# WHAT NEEDS TO BE DONE
It is required that the lines from the top of the listing through the line with "import plotly.graph_objects as go" be reproduced exactly, excluding pictures.

# DATA SECTION
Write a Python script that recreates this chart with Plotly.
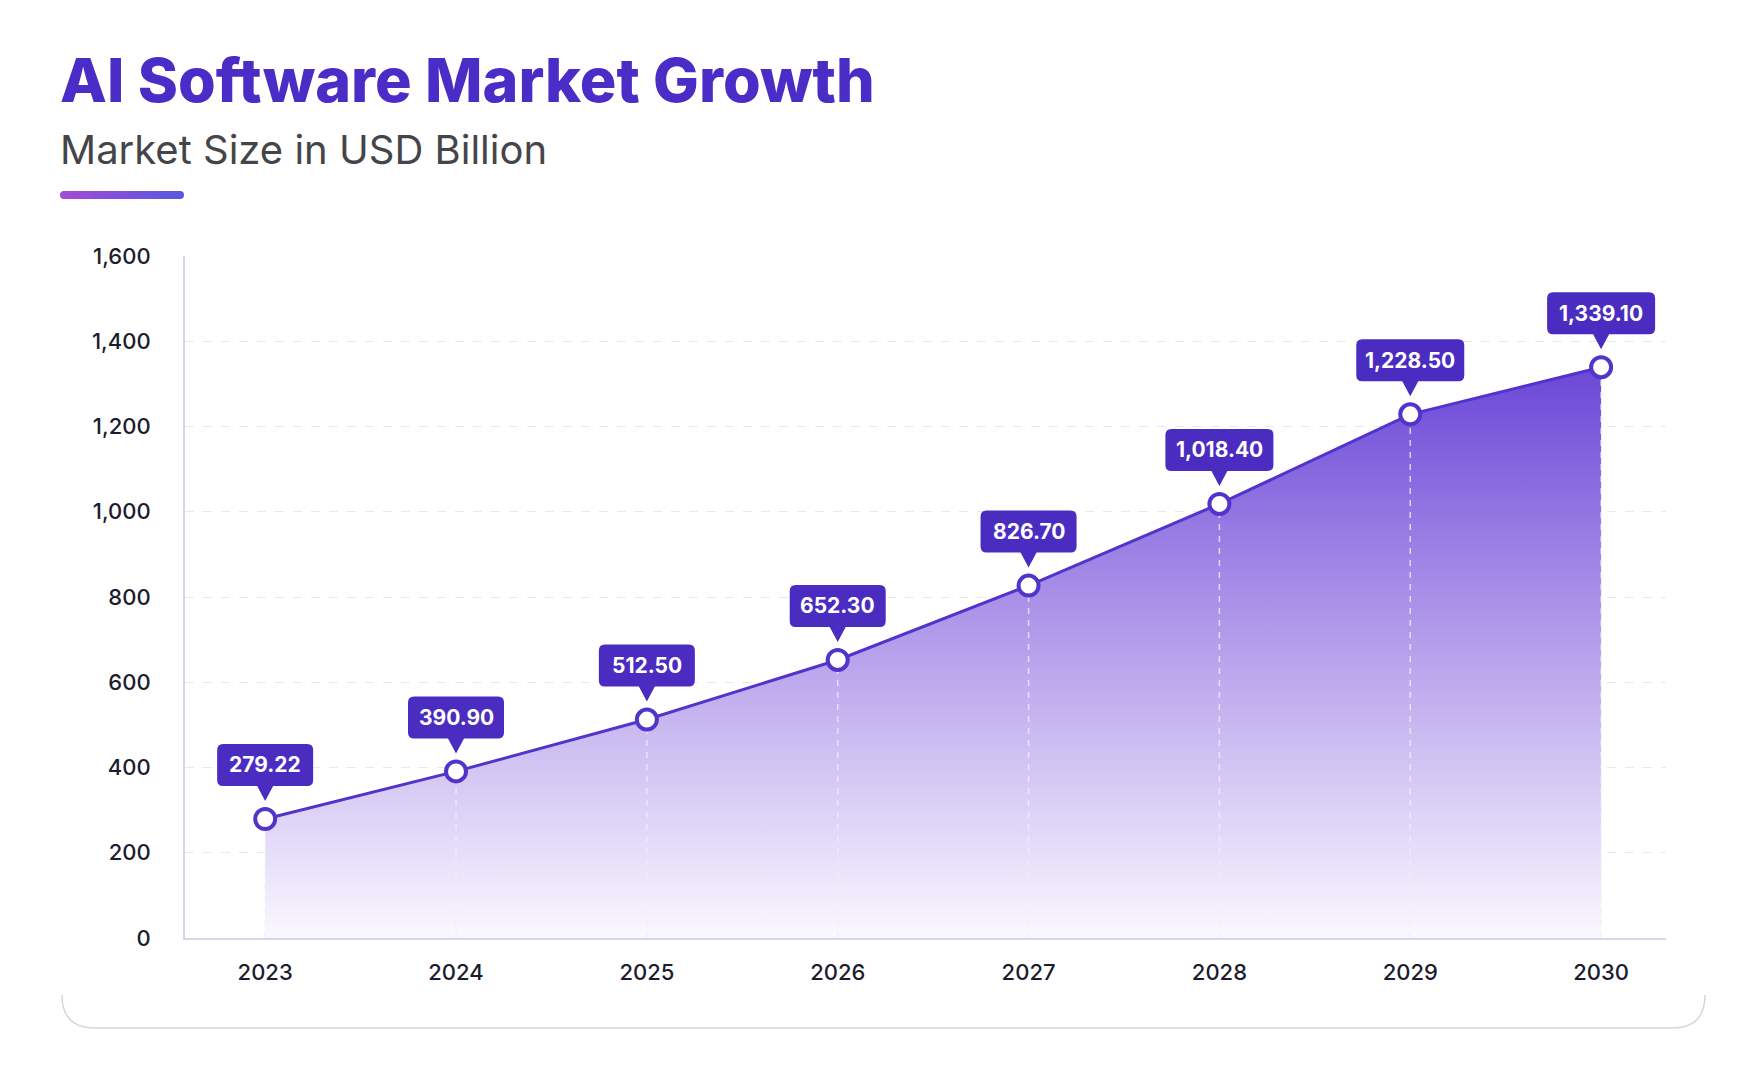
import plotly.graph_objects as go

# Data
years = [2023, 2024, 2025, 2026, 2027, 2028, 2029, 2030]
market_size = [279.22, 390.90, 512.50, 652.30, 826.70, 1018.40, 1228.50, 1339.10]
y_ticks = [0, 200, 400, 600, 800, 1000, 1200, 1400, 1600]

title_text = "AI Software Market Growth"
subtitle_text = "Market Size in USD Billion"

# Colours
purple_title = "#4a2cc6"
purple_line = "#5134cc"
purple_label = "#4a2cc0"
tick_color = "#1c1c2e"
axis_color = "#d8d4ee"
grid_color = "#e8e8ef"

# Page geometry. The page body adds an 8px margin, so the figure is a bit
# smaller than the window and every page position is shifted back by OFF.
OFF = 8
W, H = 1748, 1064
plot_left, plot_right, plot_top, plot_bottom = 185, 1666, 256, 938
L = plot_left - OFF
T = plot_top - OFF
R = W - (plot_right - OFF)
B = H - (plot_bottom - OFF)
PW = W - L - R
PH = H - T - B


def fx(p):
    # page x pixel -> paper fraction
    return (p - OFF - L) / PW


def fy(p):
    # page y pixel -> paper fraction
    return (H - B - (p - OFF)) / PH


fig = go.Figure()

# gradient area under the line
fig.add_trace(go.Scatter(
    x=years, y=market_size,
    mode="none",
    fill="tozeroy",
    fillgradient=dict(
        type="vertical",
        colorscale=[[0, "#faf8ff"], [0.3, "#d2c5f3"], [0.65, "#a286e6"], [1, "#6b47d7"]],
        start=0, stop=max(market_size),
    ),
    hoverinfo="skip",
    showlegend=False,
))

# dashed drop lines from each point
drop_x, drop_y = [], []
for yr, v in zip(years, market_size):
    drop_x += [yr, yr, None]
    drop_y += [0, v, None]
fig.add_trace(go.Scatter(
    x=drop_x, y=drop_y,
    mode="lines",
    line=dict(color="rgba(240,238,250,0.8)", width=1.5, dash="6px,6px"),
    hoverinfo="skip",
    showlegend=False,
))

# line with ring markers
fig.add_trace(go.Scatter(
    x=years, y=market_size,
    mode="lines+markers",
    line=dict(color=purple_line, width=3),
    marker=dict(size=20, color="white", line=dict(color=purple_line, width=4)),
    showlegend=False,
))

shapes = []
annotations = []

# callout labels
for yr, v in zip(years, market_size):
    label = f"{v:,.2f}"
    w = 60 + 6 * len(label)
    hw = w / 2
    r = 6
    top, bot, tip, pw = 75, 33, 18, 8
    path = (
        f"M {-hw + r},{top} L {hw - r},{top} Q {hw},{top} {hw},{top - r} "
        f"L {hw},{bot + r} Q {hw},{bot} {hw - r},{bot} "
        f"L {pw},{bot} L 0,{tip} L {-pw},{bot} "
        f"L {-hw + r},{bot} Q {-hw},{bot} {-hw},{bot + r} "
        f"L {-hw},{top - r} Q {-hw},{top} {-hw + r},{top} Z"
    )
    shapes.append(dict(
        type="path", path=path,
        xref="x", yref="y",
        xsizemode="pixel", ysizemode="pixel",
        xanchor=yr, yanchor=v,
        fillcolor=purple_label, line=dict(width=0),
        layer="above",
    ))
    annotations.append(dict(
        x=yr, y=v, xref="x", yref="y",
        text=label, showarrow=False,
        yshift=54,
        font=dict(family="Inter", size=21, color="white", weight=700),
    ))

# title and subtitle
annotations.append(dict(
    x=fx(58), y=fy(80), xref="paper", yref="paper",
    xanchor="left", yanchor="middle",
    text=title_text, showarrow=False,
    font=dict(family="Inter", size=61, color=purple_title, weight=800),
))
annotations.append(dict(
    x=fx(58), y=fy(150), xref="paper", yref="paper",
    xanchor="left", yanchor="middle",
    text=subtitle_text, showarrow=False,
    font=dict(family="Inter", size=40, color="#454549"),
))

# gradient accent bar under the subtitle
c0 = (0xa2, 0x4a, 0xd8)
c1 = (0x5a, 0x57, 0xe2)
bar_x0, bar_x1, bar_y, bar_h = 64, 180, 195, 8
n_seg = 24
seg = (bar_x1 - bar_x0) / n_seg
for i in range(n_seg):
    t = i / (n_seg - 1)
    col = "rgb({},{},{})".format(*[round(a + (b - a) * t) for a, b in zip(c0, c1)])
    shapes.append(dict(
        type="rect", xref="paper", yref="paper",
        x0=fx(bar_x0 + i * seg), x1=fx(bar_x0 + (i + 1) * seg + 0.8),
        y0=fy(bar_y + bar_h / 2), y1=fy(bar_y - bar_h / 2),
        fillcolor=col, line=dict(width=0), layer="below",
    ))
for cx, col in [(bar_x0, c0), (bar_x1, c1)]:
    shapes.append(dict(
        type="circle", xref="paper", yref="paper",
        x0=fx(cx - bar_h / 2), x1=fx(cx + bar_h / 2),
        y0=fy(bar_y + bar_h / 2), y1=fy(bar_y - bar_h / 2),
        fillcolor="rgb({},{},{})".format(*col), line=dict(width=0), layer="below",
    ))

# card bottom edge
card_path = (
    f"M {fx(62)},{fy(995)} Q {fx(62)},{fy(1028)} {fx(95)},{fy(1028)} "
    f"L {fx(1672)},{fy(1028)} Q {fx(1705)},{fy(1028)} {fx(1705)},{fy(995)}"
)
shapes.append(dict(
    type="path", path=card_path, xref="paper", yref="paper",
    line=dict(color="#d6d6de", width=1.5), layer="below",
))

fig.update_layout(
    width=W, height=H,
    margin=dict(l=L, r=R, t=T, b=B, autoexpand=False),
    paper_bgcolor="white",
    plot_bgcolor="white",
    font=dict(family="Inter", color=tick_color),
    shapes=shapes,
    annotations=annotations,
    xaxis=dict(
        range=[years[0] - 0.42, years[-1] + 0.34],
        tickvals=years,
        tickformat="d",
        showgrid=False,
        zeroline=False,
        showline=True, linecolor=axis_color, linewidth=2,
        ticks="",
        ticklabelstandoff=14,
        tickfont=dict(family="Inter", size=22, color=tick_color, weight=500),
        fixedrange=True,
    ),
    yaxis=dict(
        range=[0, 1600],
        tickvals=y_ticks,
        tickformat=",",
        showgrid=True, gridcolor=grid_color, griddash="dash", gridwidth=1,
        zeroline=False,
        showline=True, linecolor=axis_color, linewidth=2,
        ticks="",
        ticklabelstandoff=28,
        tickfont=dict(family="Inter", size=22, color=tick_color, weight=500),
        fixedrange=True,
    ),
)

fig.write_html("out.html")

# RESPONSE TO THIS EXERCISE
Write a Python script that recreates this chart with Plotly.
import plotly.graph_objects as go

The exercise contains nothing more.